When we tackle algebraic expressions, it's crucial to follow the Order of Operations, often remembered by the acronym PEMDAS: Parentheses, Exponents, Multiplication and Division (from left to right), Addition and Subtraction (from left to right). Applying this order ensures that expressions are simplified correctly. In our exercise, despite the absence of parentheses, we still adhere to evaluating exponentiation before division and subtraction.

• First, solve any calculations involving exponents.
• Next, proceed to division and multiplication as they appear from left to right.
• Finally, handle addition and subtraction from left to right.

Following these rules, we maintain consistency and accuracy in evaluating the expression. This prioritization helps clarify which operations to perform first, avoiding confusion and errors.

Exponentiation is a mathematical operation involving two numbers, the base and the exponent. The base is raised to the power of the exponent, meaning the base is multiplied by itself the number of times indicated by the exponent. For example, in our expression \(-5^2\), only the 5 is squared.

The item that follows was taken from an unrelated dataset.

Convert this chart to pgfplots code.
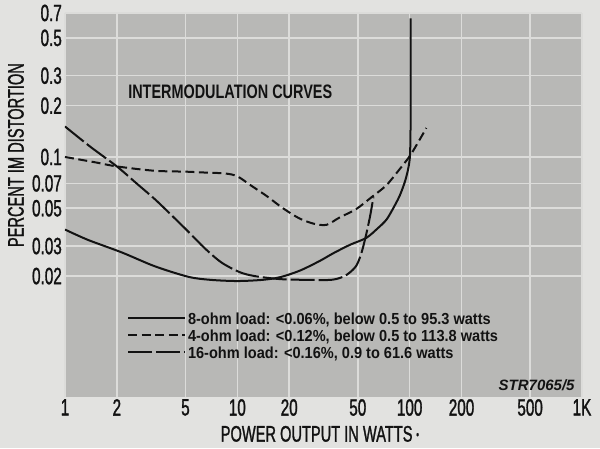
\documentclass[border=0pt]{standalone}
\usepackage{fontspec}
\setmainfont{Liberation Sans}[FakeStretch=0.65, FakeBold=1.2]
\newfontfamily\legfont{Liberation Sans}[FakeStretch=0.91]
\newfontfamily\titfont{Liberation Sans}[FakeStretch=0.74]
\newfontfamily\plainfont{Liberation Sans}
\usepackage{pgfplots}
\pgfplotsset{compat=1.18}
\definecolor{paper}{RGB}{226,226,224}
\definecolor{plotbg}{RGB}{184,184,182}
\definecolor{gridc}{RGB}{220,220,218}
\definecolor{ink}{RGB}{18,18,18}
\begin{document}
\begin{tikzpicture}
\fill[paper] (-65pt,-51pt) rectangle (535pt,397pt);
\path[use as bounding box] (-65pt,-51pt) rectangle (535pt,397pt);
\begin{axis}[
  scale only axis, width=517pt, height=384pt,
  xmode=log, ymode=log,
  xmin=1, xmax=1000, ymin=0.0039, ymax=0.7,
  axis background/.style={fill=plotbg},
  axis line style={draw=none},
  major tick length=0pt, minor tick length=0pt,
  xtick={1,2,5,10,20,50,100,200,500,1000},
  xticklabels={1,2,5,10,20,50,100,200,500,1K},
  ytick={0.02,0.03,0.05,0.07,0.1,0.2,0.3,0.5,0.7},
  yticklabels={0.02,0.03,0.05,0.07,0.1,0.2,0.3,0.5,0.7},
  grid=major,
  major grid style={draw=gridc, line width=1.6pt},
  /pgf/number format/assume math mode=true,
  tick label style={font=\fontsize{23.5}{24}\selectfont, text=ink},
  xticklabel style={inner sep=2pt},
  yticklabel style={inner sep=3pt},
  xlabel={POWER OUTPUT IN WATTS\,\raisebox{0.25ex}{\fontsize{12}{12}\selectfont •}},
  ylabel={PERCENT IM DISTORTION},
  label style={font=\fontsize{22.5}{23}\selectfont, text=ink},
  xlabel style={at={(axis description cs:0.493,-0.096)}, anchor=center},
  ylabel style={at={(axis description cs:-0.095,0.63)}, anchor=center},
  legend style={at={(rel axis cs:0.12,0.218)}, anchor=north west, draw=none, fill=none,
    inner sep=0pt, outer sep=0pt, row sep=0pt, column sep=2pt,
    font=\legfont\bfseries\fontsize{16}{17}\selectfont, text=ink,
    nodes={inner sep=0pt, text height=11.5pt, text depth=5.5pt}},
  legend cell align=left,
  legend image code/.code={\draw[#1] (0pt,4pt) -- (57pt,4pt);},
]
\addplot[ink, line width=2pt, smooth, tension=0.5] coordinates {
(1,0.0375) (1.36,0.0326) (2.14,0.0275) (3.33,0.0228) (5.2,0.0198) (7,0.0190)
(10,0.0187) (14,0.0190) (17.7,0.0197) (23,0.0215) (30,0.0245) (36,0.0272)
(45,0.0305) (56,0.0335) (65,0.038) (73.5,0.043) (82,0.052) (88,0.060)
(94,0.072) (98,0.085) (100.3,0.100) (101,0.13) (101.3,0.2) (101.4,0.65)
};
\addlegendentry{8-ohm load: <0.06\%, below 0.5 to 95.3 watts}
\addplot[ink, line width=2pt, dash pattern=on 9pt off 4.5pt, smooth, tension=0.5] coordinates {
(1,0.100) (1.5,0.093) (2,0.088) (3.3,0.083) (5,0.082) (6.5,0.081) (8.5,0.080)
(10,0.077) (12,0.068) (14.8,0.059) (18.4,0.050) (23,0.0435) (28,0.0405)
(33,0.0400) (39,0.0440) (49,0.0495) (60,0.058) (73,0.068) (86,0.083)
(100,0.101) (112,0.122) (125,0.148)
};
\addlegendentry{4-ohm load: <0.12\%, below 0.5 to 113.8 watts}
\addplot[ink, line width=2pt, dash pattern=on 24pt off 4pt, smooth, tension=0.5] coordinates {
(1,0.151) (1.4,0.115) (2,0.088) (2.6,0.070) (3.33,0.0564) (4.2,0.045) (5.2,0.0364)
(6.5,0.029) (8.1,0.0240) (10.3,0.0211) (12.6,0.0200) (17.6,0.0192)
(25,0.0190) (35,0.0190) (41,0.0198) (45,0.0210) (49,0.0230) (52,0.0265)
(55,0.0326) (58.8,0.0444) (61.6,0.0580)
};
\addlegendentry{16-ohm load: <0.16\%, 0.9 to 61.6 watts}
\node[anchor=west, font=\titfont\bfseries\fontsize{19.5}{20}\selectfont, text=ink, inner sep=0pt]
  at (rel axis cs:0.122,0.794) {INTERMODULATION CURVES};
\node[anchor=east, font=\plainfont\bfseries\itshape\fontsize{15}{16}\selectfont, text=ink, inner sep=0pt]
  at (rel axis cs:0.986,0.031) {STR7065/5};
\end{axis}
\end{tikzpicture}
\end{document}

• The exponent "2" means you multiply the base, 5, by itself: \(5 \times 5 = 25\).
• However, the negative sign before the expression must be considered separately as it is not inside parentheses. This means we interpret it as \(-(5^2)\).
• Thus, the expression evaluates to \(-25\), not (+25), which is a common mistake.

Paying close attention to the placement of negative signs and parentheses is important in getting the correct result.

After handling exponents, division takes precedence over subtraction. In this context, division is the process by which one number is divided by another, effectively determining how many times the divisor can fit into the dividend. From the given exercise:

• We have \(20 \div 4 = 5\), which simplifies our expression further.

The subtraction operation is straightforward once division and exponentiation are resolved. It simply involves taking away one quantity from another, processed from left to right, while maintaining any negative signs in the correct position:

• First, solve \(-25 - 5 = -30.\)
• Then, continue with \(-30 - 2 = -32.\)

This sequential approach ensures that each step is clear and the final outcome is arrived at systematically, resulting in \(-32\). Remember, in subtraction especially, the order in which you perform calculations makes a difference in the result.